O analista também alerta para o fato de o apoio do Centrão ser de momento, podendo, inclusive, perdurar. “Se o governo retomar a musculatura política e a popularidade, superar o desemprego e outros desafios da economia, avançar na vacinação para que o povo possa voltar a circular com segurança, ou seja, enquanto o governo não atingir isso, esse apoio do Centrão estará em risco, e o preço desse apoio vai subir”, destaca.
Ele acrescenta que também pode pesar na balança do Centrão o favoritismo do ex-presidente Lula nas pesquisas de intenção de voto. “Tem um outro ator político no outro lado da rua, chamado Lula, que já trabalhou com o Centrão e que está muito forte nas pesquisas. Então, a perspectiva de poder leva o Centrão, pragmático por natureza, por essência, a olhar para o outro lado da rua”, ressalta. “Então, se Bolsonaro, caminhando para o final do ano, não responder às demandas da sociedade, o Centrão pode ir para outro lado.”
Ele dá como exemplo o ex-prefeito e ex-ministro Gilberto Kassab, presidente nacional do PSD, uma das siglas do Centrão. O político paulista tem se afastado do governo e trabalhado na articulação de uma terceira via para concorrer às eleições do ano que vem. Tudo indica que o nome do candidato será o do presidente do Senado, Rodrigo Pacheco (DEM-MG), que, por sua vez, também se distanciou de Bolsonaro.
“Kassab está pulando fora a cada dia mais. O Centrão nunca perdeu, nunca perde e não vai ser agora que vai perder. São profissionais, no bom sentido. O Centrão não carrega caixão, pois sabe da importância que tem. Então, o jogo é esse”, frisa o cientista político. “Ganhe (João) Doria (governador de São Paulo pelo PSDB), ganhe Lula, reeleito Bolsonaro ou ganhe Ciro Gomes (PDT), não importa. Já que o sistema é esse, de presidencialismo de coalizão, é o jogo que se tem para jogar.”
União
O deputado Bibo Nunes (PSL-RS), um dos aliados mais próximos de Bolsonaro, considera positiva a indicação de Ciro Nogueira para o comando da Casa Civil. Segundo ele, como o presidente deve se filiar ao PP, o mesmo partido do senador, é natural que esse importante espaço no governo seja dado ao aliado.

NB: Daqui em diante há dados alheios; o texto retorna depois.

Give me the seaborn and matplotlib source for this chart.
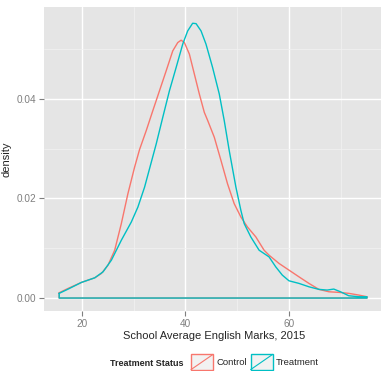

Nunes discorda de quem vê contradição na aproximação entre Bolsonaro e o Centrão, bloco que o presidente já apontou como símbolo da “velha política” e que classificou como “a nata do que há de pior”. Ele assegurou que o mandatário não entrará no “jogo” do grupo partidário. “Eu sou daqueles que pensam que o presidente não vai se tornar refém do Centrão. Não é o presidente que está indo para o Centrão, é o Centrão que está vindo para um governo sério. Seria uma contradição se o presidente entrasse no jogo deles”, ressalta. “Eu não vejo como um toma lá dá cá. O Centrão já apoia o governo há bastante tempo e, agora, está recebendo a Casa Civil. Eu não admito toma lá dá cá, em hipótese alguma.”
Rachadinhas
O policial militar da reserva Fabrício Queiroz responde a processo por peculato, lavagem de dinheiro e organização criminosa no caso das “rachadinhas” com o senador Flávio Bolsonaro (Patriota-RJ), filho do presidente Jair Bolsonaro.